The store in question shares its name with a city in Greece and the name of Odysseus’ hunting dog, if you know your Greek mythology, but for legal reasons, our lawyers have told us to refer to it as ‘The Greek Shop’.

We intended The Greek Shop catalogues in our exhibit as a comment on the current design standards in our homes, the central role catalogue furniture plays in our houses – especially during a recession, and what we as designers can do to embrace and invert this. 

And in case Al Gore popped into the Howard Gardens Gallery, we planned to use surplus copies of the current catalogue, which we would recycle after the exhibition closed. 

We asked The Greek Shop if they would provide us with 500 catalogues. We explained our lofty ambitions to them and our environmentally friendly manifesto. We even said we would pick the catalogues up in our own white van. But The Greek Shop said ‘No’. 

Refusing to be beaten, we sprayed the hired white van in metaphorical red and black paint and drove across London staking out branches belonging to The Greek Shop that had street access and front doors favourable for a quick getaway. 
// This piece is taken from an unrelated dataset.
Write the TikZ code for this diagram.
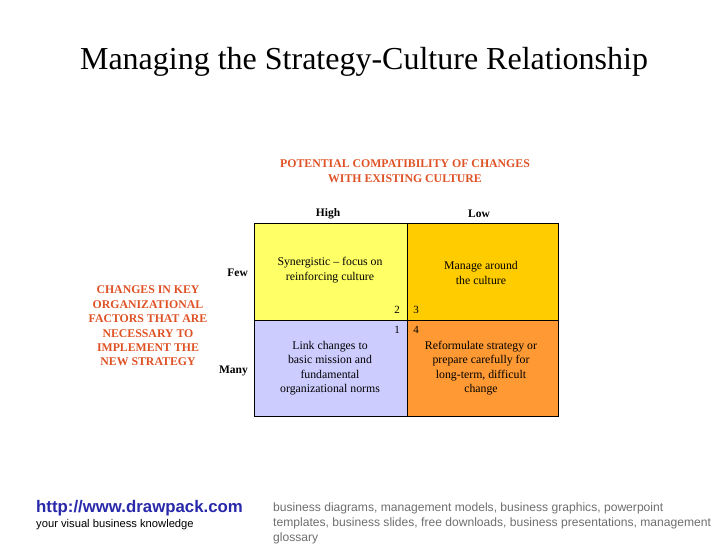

The plan was to hit multiple stores in one night, thereby retaining the element of surprise. We disguised ourselves as loyal consumers and carried out a civilised ram-raiding in broad daylight: drive up to the front door, walk into the store, walk out with arms bulging with catalogues, bung the loot into the back of the van and drive off in a haze of smoke, screeching tires and strict adherence to the applicable speed limits.

The Greek Shop Catalogues

But the smash and grab operation only yielded 250 catalogues. We needed our Faceman to sweet-talk an employee into handing over the other 250, which he did…in five-minutes. Oh well.

These men promptly escaped from the congestion charge and the maximum-security stockade at the Severn Bridge and entered the South Wales underground with a spray painted white van full of catalogues. 

Our early experiments with building furniture out of catalogues proved that customising a drill jig to bore holes through three-inch thick catalogue paper is an entirely futile endeavour. We lost a lot of good catalogues that day, and the rain in Cardiff further depleted our loot when we transferred the catalogues in to the gallery. 

Constructing the furniture

Undeterred, the plucky a-team spent a long day constructing furniture out of catalogues, PVC and double-sided sticky tape: a feat worthy of a Blue Peter badge, if not the BA Baracus ‘Crazy Fool’ award for outstanding resourcefulness when confronted by seemingly innocuous everyday products.  

Lord Dafydd Elis Thomas, the Presiding Officer for the National Welsh Assembly, officially opened the exhibition. Speaking in Welsh, he praised the exhibitors for designing Welsh buildings that secured a sustainable future for Wales as well as considering tradition, community and democracy in their designs. 

The opening

There was a momentary delay while most of the designers and the opening night audience waited for the translation to come through the headphones handed out by the gallery staff, but his comments were well received…and he soon switched to English. Following the event, The Architects’ Journal highlighted our exhibition for special mention.

The opening

Today, still wanted by the Reflecting Wales panel for a follow-up exhibition in North Wales (watch this space) and the security guard at the New Oxford Street branch of The Greek Shop, aberrant survive as architecture residents at the V&A, and the work we debuted at the Reflecting Wales 09:09 exhibition will be coming soon to the V&A (more information to follow).

If you have a design problem, if no one else can help, and if you can follow the signs to Residency Studio No. 2 at the Sackler Centre (from South Kensington tube station, take the underground tunnel entrance to the V&A, get past the bag search, turn left, then follow the signs up the stairs…) maybe you can hire The Aberrant-Team.

We love it when a plan comes together!